In a fireside chat with ACT editor Andy Studna, Bowdish, from a clinical research cancer center, shares her experience with these relationships and how to streamline clinical operations.
ACT: You’ve been in the clinical research industry for more than 25 years. Can you please tell us a little about your experience?
Bowdish: Yeah, I've been in research for more than 25 years, and I have held just about every role you can in clinical research that doesn't require a license. I'm not a nurse, I'm not a physician, but I have worked at three academic medical centers now, a couple of pharma companies, and a CRO, so I have seen it from all three sides of the table over the last 25 years.
ACT: Having worked on the execution of trials and partnered with other sites and sponsors, what opportunities do you see to improve the way sites and sponsors work together?
Bowdish: Communication and relationships are really the biggest area, and I think as a society, sometimes we forget that relationships are really important, especially in this work from home era where everything is done via Zoom, so conferences like this are great to be able to make those connections. It’s kind of the press the flesh, but it's reminding you that we're all serving a common goal, and we're all human, and we're all working together. One of the areas, specific into the communication, is just making sure that that communication is streamlined, it's getting to the intended audience, and then it's truly understood. That goes both ways from sponsor to site and from site to sponsor.
ACT: If there is one piece of advice you would give to sponsors to make life easier for sites, what would it be?
Bowdish: The one single piece of information I could give is to truly be ready when you are approaching your sites to launch a study. It's great to go to sites before you're ready to launch that study and get their feedback, but when you're trying to initiate a trial and get that trial started, when the sponsor or the CRO doesn't have all of their individual vendors and all of their documents completed, it makes it really difficult on sites, and it only lengthens the process of our startup. If we could make sure that we are truly ready before we are approached about a study and to get started on that, I think we could significantly cut down on the long timelines for startup that exist in our industry.
ACT: In your experience in research, how have you seen the enablement of site-sponsor collaboration, and could you share any examples?

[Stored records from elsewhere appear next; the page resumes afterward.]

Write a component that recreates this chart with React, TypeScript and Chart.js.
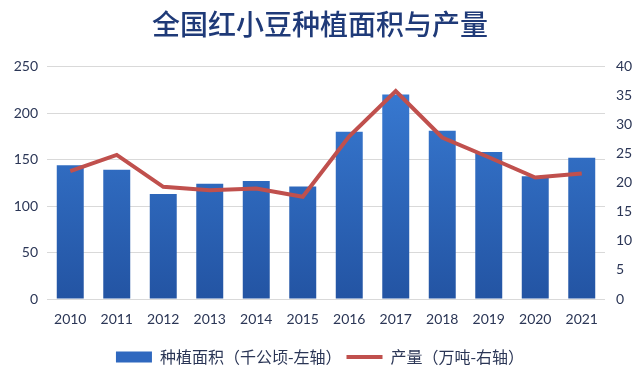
import React, { useEffect, useRef } from "react";
import { Chart, registerables } from "chart.js";

Chart.register(...registerables);

const years = ["2010", "2011", "2012", "2013", "2014", "2015", "2016", "2017", "2018", "2019", "2020", "2021"];
const areaValues = [144, 139, 113, 124, 127, 121, 180, 220, 181, 158, 132, 152];
const outputValues = [22.0, 24.8, 19.3, 18.7, 19.0, 17.6, 28.0, 35.8, 27.8, 24.4, 20.9, 21.6];
const areaLabel = "种植面积（千公顷-左轴）";
const outputLabel = "产量（万吨-右轴）";
const titleText = "全国红小豆种植面积与产量";

export default function App() {
  const ref = useRef<HTMLCanvasElement | null>(null);

  useEffect(() => {
    const canvas = ref.current;
    if (!canvas) return;
    const textColor = "#2b3656";
    const chart = new Chart(canvas, {
      data: {
        labels: years,
        datasets: [
          {
            type: "bar",
            label: areaLabel,
            data: areaValues,
            yAxisID: "y",
            order: 1,
            barPercentage: 0.58,
            categoryPercentage: 1,
            backgroundColor: (ctx: any) => {
              const area = ctx.chart.chartArea;
              if (!area) return "#2f6bc4";
              const g = ctx.chart.ctx.createLinearGradient(0, area.top, 0, area.bottom);
              g.addColorStop(0, "#3a7dd6");
              g.addColorStop(1, "#2354a3");
              return g;
            },
            borderWidth: 0,
          },
          {
            type: "line",
            label: outputLabel,
            data: outputValues,
            yAxisID: "y1",
            order: 0,
            borderColor: "#c0504d",
            backgroundColor: "#c0504d",
            borderWidth: 4,
            pointRadius: 0,
            tension: 0,
          },
        ],
      } as any,
      options: {
        animation: false,
        responsive: false,
        maintainAspectRatio: false,
        layout: { padding: { left: 0, right: 0, top: 0, bottom: 0 } },
        plugins: {
          title: {
            display: true,
            text: titleText,
            color: "#1f3a78",
            font: { family: "'Noto Sans CJK SC', sans-serif", size: 28, weight: 500, lineHeight: 1.2 },
            padding: { top: 8, bottom: 25 },
          },
          legend: {
            position: "bottom",
            maxHeight: 24,
            labels: {
              color: textColor,
              font: { family: "'Noto Sans CJK SC', sans-serif", size: 16 },
              usePointStyle: true,
              pointStyleWidth: 36,
              boxHeight: 11,
              padding: 5,
              sort: (a: any, b: any) => a.datasetIndex - b.datasetIndex,
              generateLabels: (chart: any) => {
                const items = Chart.defaults.plugins.legend.labels.generateLabels(chart);
                items.forEach((it: any) => {
                  if (it.datasetIndex === 0) {
                    it.pointStyle = "rect";
                    it.fillStyle = "#2f68bf";
                    it.strokeStyle = "#2f68bf";
                    it.lineWidth = 0;
                  } else {
                    it.pointStyle = "line";
                    it.strokeStyle = "#c0504d";
                    it.lineWidth = 4;
                  }
                });
                return items;
              },
            },
          },
          tooltip: { enabled: false },
        },
        scales: {
          x: {
            grid: { display: false, drawTicks: false },
            border: { display: false },
            ticks: {
              color: textColor,
              font: { family: "Lato, sans-serif", size: 14 },
              padding: 12,
              maxRotation: 0,
            },
            afterFit: (s: any) => {
              s.height = 45;
            },
          },
          y: {
            position: "left",
            min: 0,
            max: 250,
            grid: { color: "#d9d9d9", drawTicks: false },
            border: { display: false },
            ticks: {
              stepSize: 50,
              color: textColor,
              font: { family: "Lato, sans-serif", size: 14 },
              padding: 9,
            },
            afterFit: (s: any) => {
              s.width = 47;
            },
          },
          y1: {
            position: "right",
            min: 0,
            max: 40,
            grid: { display: false, drawTicks: false },
            border: { display: false },
            ticks: {
              stepSize: 5,
              color: textColor,
              font: { family: "Lato, sans-serif", size: 14 },
              padding: 11,
            },
            afterFit: (s: any) => {
              s.width = 35;
            },
          },
        },
      } as any,
    });
    return () => chart.destroy();
  }, []);

  return (
    <div style={{ position: "fixed", left: 0, top: 0, width: 640, height: 368, background: "#fff" }}>
      <canvas ref={ref} width={640} height={368} style={{ width: 640, height: 368, display: "block" }} />
    </div>
  );
}
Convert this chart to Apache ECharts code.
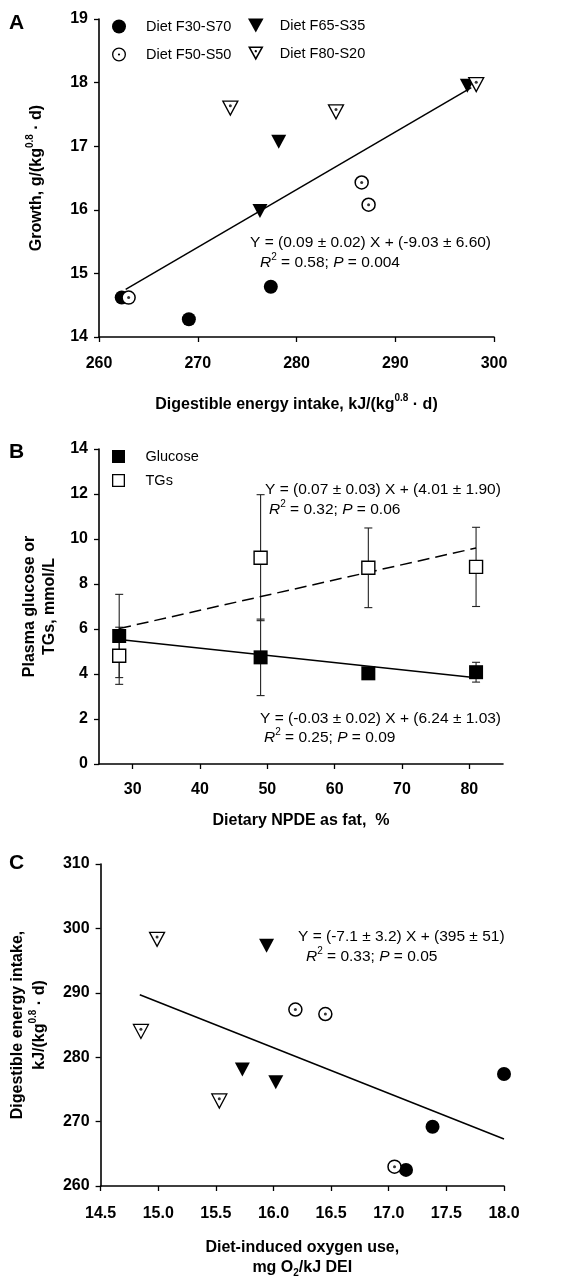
<!DOCTYPE html>
<html>
<head>
<meta charset="utf-8">
<script src="https://cdn.jsdelivr.net/npm/echarts@6/dist/echarts.min.js"></script>
<style>
html, body { margin: 0; padding: 0; background: #fff; }
#chart { width: 584px; height: 1279px; }
</style>
</head>
<body>
<div id="chart"></div>
<script>
// ---- data ----
// A: growth vs digestible energy intake
var growthF30 = [[262.3, 14.62], [269.1, 14.28], [277.4, 14.79]];
var growthF50 = [[263.0, 14.62], [286.6, 16.43], [287.3, 16.08]];
var growthF65 = [[276.3, 15.98], [278.2, 17.07], [297.3, 17.95]];
var growthF80 = [[273.3, 17.60], [284.0, 17.54], [298.2, 17.97]];
var growthFit = [[262.7, 14.75], [297.7, 17.92]];

// B: plasma glucose / TGs vs NPDE as fat
var fatPct = [28, 49, 65, 81];
var glucose = [5.69, 4.74, 4.03, 4.08];
var glucoseSd = [1.85, 1.70, 0.25, 0.44];
var tgs = [4.81, 9.17, 8.72, 8.76];
var tgsSd = [1.27, 2.80, 1.77, 1.76];
var glucoseFit = [[28, 5.53], [81, 3.83]];
var tgsFit = [[28, 6.02], [81, 9.60]];
var fatTicks = [30, 40, 50, 60, 70, 80];

// C: DEI vs diet-induced oxygen use
var deiF30 = [[17.15, 262.5], [17.38, 269.2], [18.00, 277.4]];
var deiF50 = [[17.05, 263.0], [16.19, 287.4], [16.45, 286.7]];
var deiF65 = [[15.94, 297.3], [15.73, 278.1], [16.02, 276.1]];
var deiF80 = [[14.99, 298.3], [14.85, 284.0], [15.53, 273.2]];
var deiFit = [[14.84, 289.7], [18.00, 267.3]];

var FONT = "'Liberation Sans', Arial, sans-serif";

// marker shapes
var triPath = 'path://M0,0 L20,0 L10,18 Z';
var discPath = 'path://M0,10 A10,10 0 1 1 20,10 A10,10 0 1 1 0,10 Z';
var ringPath = 'path://M0,10 A10,10 0 1 1 20,10 A10,10 0 1 1 0,10 Z ' +
  'M1.9,10 A8.1,8.1 0 1 0 18.1,10 A8.1,8.1 0 1 0 1.9,10 Z ' +
  'M8.4,10 A1.6,1.6 0 1 1 11.6,10 A1.6,1.6 0 1 1 8.4,10 Z';
var triRingPath = 'path://M0,0 L20,0 L10,18 Z M3.4,2 L10,13.9 L16.6,2 Z ' +
  'M8.5,6 A1.5,1.5 0 1 1 11.5,6 A1.5,1.5 0 1 1 8.5,6 Z';
var sqPath = 'path://M0,0 L20,0 L20,20 L0,20 Z';
var sqRingPath = 'path://M0,0 L20,0 L20,20 L0,20 Z M2,2 L2,18 L18,18 L18,2 Z';

function withSd(xs, ys, sd) {
  var out = [];
  for (var i = 0; i < xs.length; i++) out.push([xs[i], ys[i] - sd[i], ys[i] + sd[i]]);
  return out;
}
function pairs(xs, ys) {
  return xs.map(function (x, i) { return [x, ys[i]]; });
}

function axisCommon() {
  return {
    axisLine: { show: true, onZero: false, lineStyle: { color: '#000', width: 1.6 } },
    axisTick: { show: true, inside: false, length: 5, lineStyle: { color: '#000', width: 1.3 } },
    axisLabel: { color: '#000', fontSize: 16, fontWeight: 'bold', fontFamily: FONT },
    splitLine: { show: false },
    nameLocation: 'middle',
    nameTextStyle: {
      color: '#000', fontSize: 16, fontWeight: 'bold', fontFamily: FONT, lineHeight: 20,
      rich: {
        sup: { fontSize: 10, fontWeight: 'bold', fontFamily: FONT, color: '#000', verticalAlign: 'top', lineHeight: 24 },
        sub: { fontSize: 10, fontWeight: 'bold', fontFamily: FONT, color: '#000', verticalAlign: 'bottom' }
      }
    }
  };
}
function ax(extra) {
  var a = axisCommon();
  for (var k in extra) {
    if (typeof extra[k] === 'object' && !Array.isArray(extra[k]) && a[k]) {
      for (var j in extra[k]) a[k][j] = extra[k][j];
    } else a[k] = extra[k];
  }
  return a;
}

function dotSeries(data, xi, yi, offset) {
  return {
    type: 'scatter', name: 'dot', xAxisIndex: xi, yAxisIndex: yi, data: data,
    symbol: 'circle', symbolSize: 3, symbolOffset: offset || [0, 0],
    itemStyle: { color: '#000' }, silent: true, z: 3
  };
}
function lineSeries(data, xi, yi, type) {
  return {
    type: 'line', name: 'fit', xAxisIndex: xi, yAxisIndex: yi, data: data,
    symbol: 'none', silent: true, lineStyle: { color: '#000', width: 1.5, type: type || 'solid' }, z: 1
  };
}
function dietSeries(xi, yi, f30, f50, f65, f80) {
  return [
    { type: 'scatter', name: 'Diet F30-S70', xAxisIndex: xi, yAxisIndex: yi, data: f30,
      symbol: 'circle', symbolSize: 14, itemStyle: { color: '#000', opacity: 1 }, z: 2 },
    { type: 'scatter', name: 'Diet F50-S50', xAxisIndex: xi, yAxisIndex: yi, data: f50,
      symbol: 'circle', symbolSize: 13, itemStyle: { color: '#fff', borderColor: '#000', borderWidth: 1.5, opacity: 1 }, z: 2 },
    dotSeries(f50, xi, yi),
    { type: 'scatter', name: 'Diet F65-S35', xAxisIndex: xi, yAxisIndex: yi, data: f65,
      symbol: triPath, symbolSize: [15, 14], itemStyle: { color: '#000', opacity: 1 }, z: 2 },
    { type: 'scatter', name: 'Diet F80-S20', xAxisIndex: xi, yAxisIndex: yi, data: f80,
      symbol: triPath, symbolSize: [15, 14], itemStyle: { color: '#fff', borderColor: '#000', borderWidth: 1.3, opacity: 1 }, z: 2 },
    dotSeries(f80, xi, yi, [0, -2.3])
  ];
}

function errorSeries(data, xi, yi) {
  return {
    type: 'custom', name: 'err', xAxisIndex: xi, yAxisIndex: yi, data: data, z: 1, silent: true,
    renderItem: function (params, api) {
      var x = api.value(0);
      var lo = api.coord([x, api.value(1)]);
      var hi = api.coord([x, api.value(2)]);
      var c = 4;
      var st = { stroke: '#222', lineWidth: 1.1 };
      return {
        type: 'group', children: [
          { type: 'line', shape: { x1: lo[0], y1: lo[1], x2: hi[0], y2: hi[1] }, style: st },
          { type: 'line', shape: { x1: lo[0] - c, y1: lo[1], x2: lo[0] + c, y2: lo[1] }, style: st },
          { type: 'line', shape: { x1: hi[0] - c, y1: hi[1], x2: hi[0] + c, y2: hi[1] }, style: st }
        ]
      };
    }
  };
}

function txt(x, y, text, size, extra) {
  var s = {
    text: text, x: x, y: y, fill: '#000', fontFamily: FONT, fontSize: size || 15.5,
    verticalAlign: 'middle', align: 'left',
    rich: {
      i: { fontStyle: 'italic', fontSize: 15.5, fontFamily: FONT, fill: '#000' },
      s: { fontSize: 10, fontFamily: FONT, fill: '#000', verticalAlign: 'top', lineHeight: 22 }
    }
  };
  if (extra) for (var k in extra) s[k] = extra[k];
  return { type: 'text', style: s, z: 10 };
}

var legendText = { color: '#000', fontSize: 14.5, fontFamily: FONT };
var black = { color: '#000', borderWidth: 0 };

var option = {
  animation: false,
  backgroundColor: '#fff',
  grid: [
    { left: 99, right: 90, top: 19, height: 318 },
    { left: 99, right: 81, top: 449, height: 315 },
    { left: 99, right: 80, top: 864, height: 325 }
  ],
  legend: [
    { orient: 'vertical', left: 107, top: 14, itemWidth: 44, itemHeight: 14, itemGap: 13,
      selectedMode: false, textStyle: legendText,
      data: [{ name: 'Diet F30-S70', icon: discPath, itemStyle: black },
             { name: 'Diet F50-S50', icon: ringPath, itemStyle: black }] },
    { orient: 'vertical', left: 243, top: 13, itemWidth: 38, itemHeight: 14, itemGap: 13,
      selectedMode: false, textStyle: legendText,
      data: [{ name: 'Diet F65-S35', icon: triPath, itemStyle: black },
             { name: 'Diet F80-S20', icon: triRingPath, itemStyle: black }] },
    { orient: 'vertical', left: 107, top: 444, itemWidth: 44, itemHeight: 13, itemGap: 9,
      selectedMode: false, textStyle: legendText,
      data: [{ name: 'Glucose', icon: sqPath, itemStyle: black },
             { name: 'TGs', icon: sqRingPath, itemStyle: black }] }
  ],
  xAxis: [
    ax({ gridIndex: 0, type: 'value', min: 260, max: 300, interval: 10,
         name: 'Digestible energy intake, kJ/(kg{sup|0.8} · d)', nameGap: 56,
         axisLabel: { margin: 19 } }),
    ax({ gridIndex: 1, type: 'value', min: 25, max: 85,
         name: 'Dietary NPDE as fat,  %', nameGap: 47,
         axisTick: { customValues: fatTicks },
         axisLabel: { margin: 18, customValues: fatTicks } }),
    ax({ gridIndex: 2, type: 'value', min: 14.5, max: 18, interval: 0.5,
         name: 'Diet-induced oxygen use,\nmg O{sub|2}/kJ DEI', nameGap: 52,
         axisLabel: { margin: 20, formatter: function (v) { return v.toFixed(1); } } })
  ],
  yAxis: [
    ax({ gridIndex: 0, type: 'value', min: 14, max: 19, interval: 1,
         name: 'Growth, g/(kg{sup|0.8} · d)', nameGap: 50, axisLabel: { margin: 11 } }),
    ax({ gridIndex: 1, type: 'value', min: 0, max: 14, interval: 2,
         name: 'Plasma glucose or\nTGs, mmol/L', nameGap: 38, axisLabel: { margin: 11 } }),
    ax({ gridIndex: 2, type: 'value', min: 260, max: 310, interval: 10,
         name: 'Digestible energy intake,\nkJ/(kg{sup|0.8} · d)', nameGap: 47, axisLabel: { margin: 11 } })
  ],
  series: [].concat(
    [lineSeries(growthFit, 0, 0)],
    dietSeries(0, 0, growthF30, growthF50, growthF65, growthF80),

    [errorSeries(withSd(fatPct, glucose, glucoseSd), 1, 1),
     errorSeries(withSd(fatPct, tgs, tgsSd), 1, 1),
     lineSeries(glucoseFit, 1, 1),
     lineSeries(tgsFit, 1, 1, [12, 6]),
     { type: 'scatter', name: 'Glucose', xAxisIndex: 1, yAxisIndex: 1, data: pairs(fatPct, glucose),
       symbol: 'rect', symbolSize: 14, itemStyle: { color: '#000', opacity: 1 }, z: 2 },
     { type: 'scatter', name: 'TGs', xAxisIndex: 1, yAxisIndex: 1, data: pairs(fatPct, tgs),
       symbol: 'rect', symbolSize: 13, itemStyle: { color: '#fff', borderColor: '#000', borderWidth: 1.4, opacity: 1 }, z: 3 }],

    [lineSeries(deiFit, 2, 2)],
    dietSeries(2, 2, deiF30, deiF50, deiF65, deiF80)
  ),
  graphic: [
    txt(9, 23, 'A', 21, { fontWeight: 'bold' }),
    txt(9, 452, 'B', 21, { fontWeight: 'bold' }),
    txt(9, 863, 'C', 21, { fontWeight: 'bold' }),

    txt(250, 243, 'Y = (0.09 ± 0.02) X + (-9.03 ± 6.60)'),
    txt(260, 263, '{i|R}{s|2} = 0.58; {i|P} = 0.004'),

    txt(265, 490, 'Y = (0.07 ± 0.03) X + (4.01 ± 1.90)'),
    txt(269, 510, '{i|R}{s|2} = 0.32; {i|P} = 0.06'),
    txt(260, 719, 'Y = (-0.03 ± 0.02) X + (6.24 ± 1.03)'),
    txt(264, 738, '{i|R}{s|2} = 0.25; {i|P} = 0.09'),

    txt(298, 937, 'Y = (-7.1 ± 3.2) X + (395 ± 51)'),
    txt(306, 957, '{i|R}{s|2} = 0.33; {i|P} = 0.05')
  ]
};

var chart = echarts.init(document.getElementById('chart'), null, { renderer: 'canvas' });
chart.setOption(option);
</script>
</body>
</html>
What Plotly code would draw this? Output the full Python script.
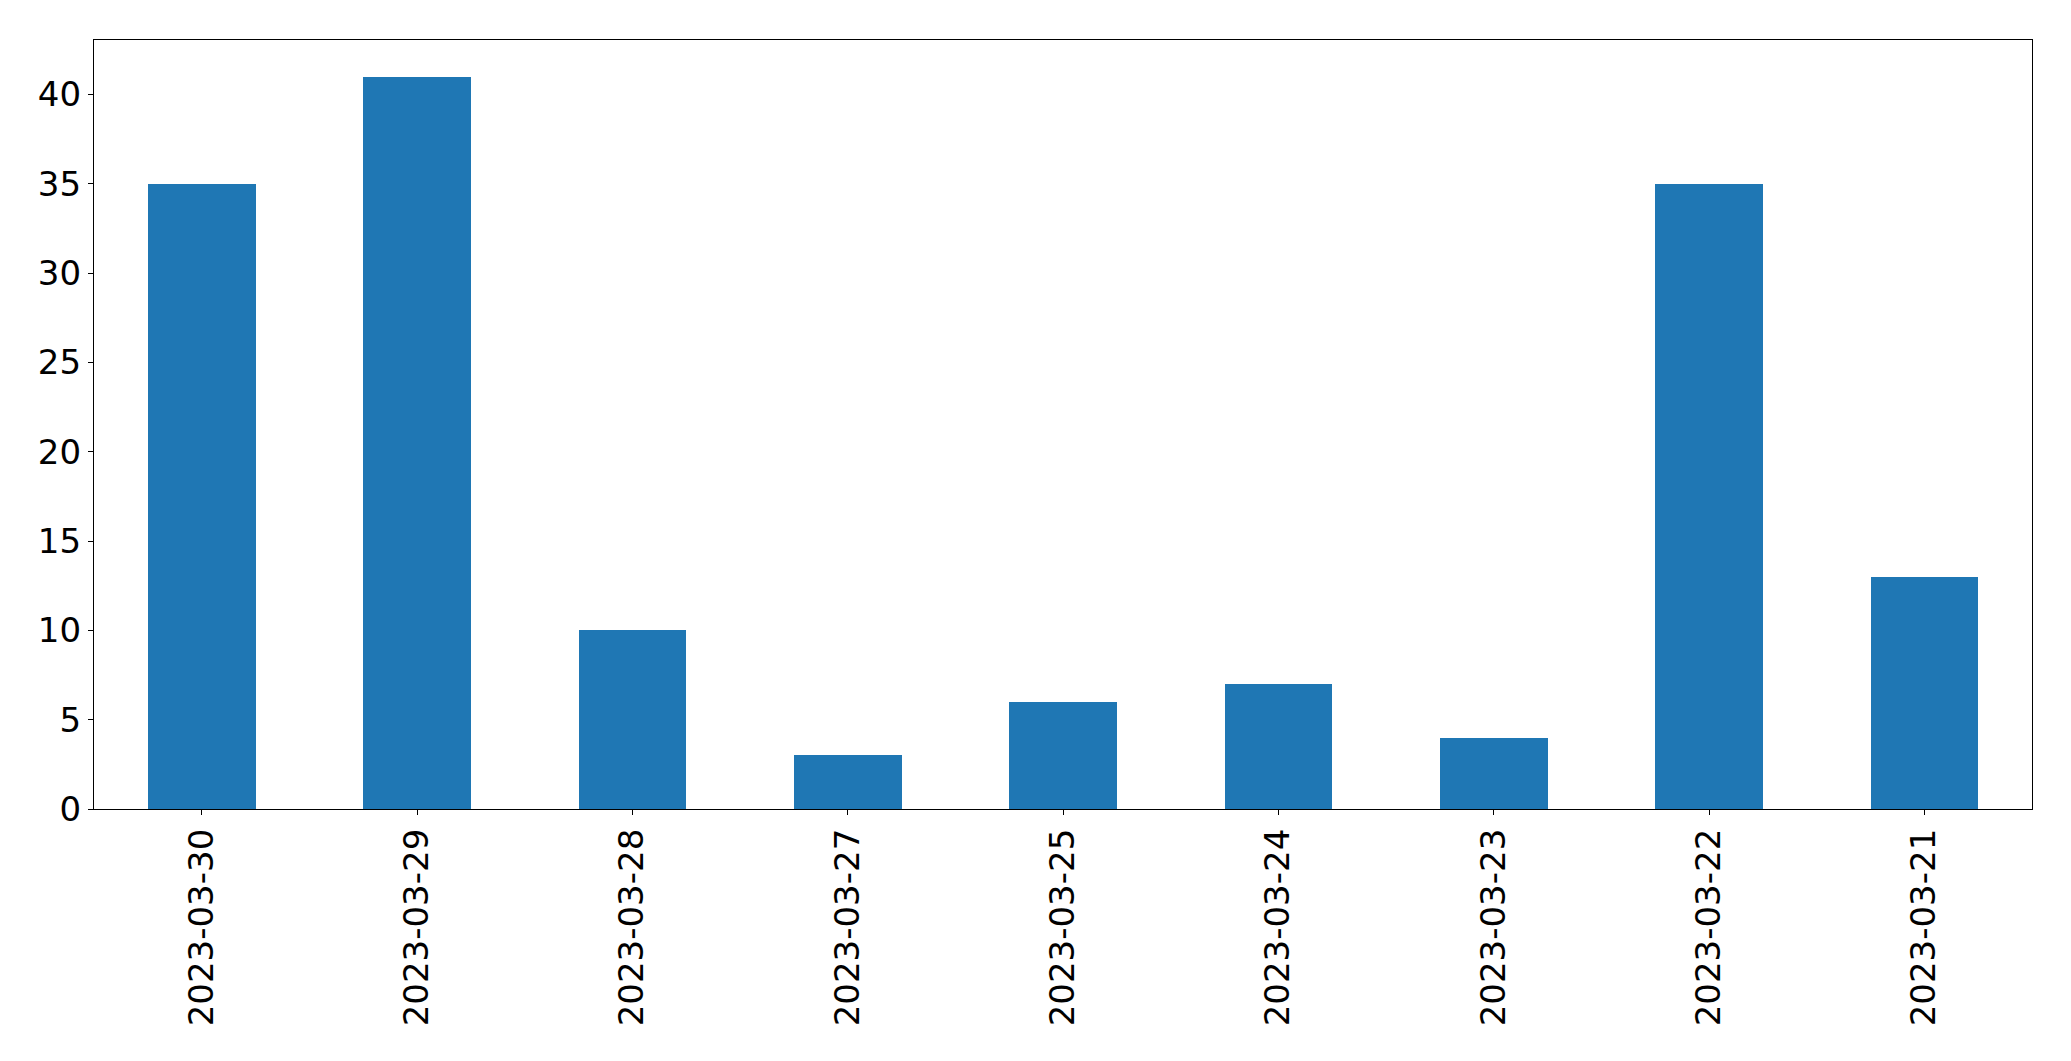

Bowdish: Yeah, so it's really at these conferences. It's having these roundtable discussions and tackling issues that have been around for 25 years. They've only become more challenging with technology and trials becoming more complex, so it's really tackling how can we do this for the patient? Everything that we do has a patient or a subject at the end of the day and that is why we all got into this industry in one way, shape, or form. We had a session this morning where we talked about how can systems across different sponsors and all the multiple systems that are used in any given trial be streamlined to make it easier for sites so that we can spend more time with those subjects?
ACT: What are some aspects of a clinical trial that you can prioritize to streamline operations?
Bowdish: This is a difficult question, because every study is different. As I just said, trials are becoming more and more complex. Science is exponentially getting better, but that makes it harder and harder to find patients because your populations are narrowing down. If we can ensure that we keep a patient-centric approach to designing these trials when we're in protocol development, and thinking about what are the patients or the subjects going to be doing at a given visit at a particular time, and then taking into consideration what that population is, is it a rural population that doesn't have access or stable access to internet to be able to do e-questionnaires from home, or something like that? Is it a population that has to drive for 500 miles to get to the next site because they have a rare disease? What can we do in a remote basis? What can they do locally? How do we tackle that as an industry, because who's responsible? Is it the site that's responsible? Is it the sponsor that's responsible? I think the ultimate answer is we all have to come together and we both probably need to take a little bit more responsibility in that and work towards that goal.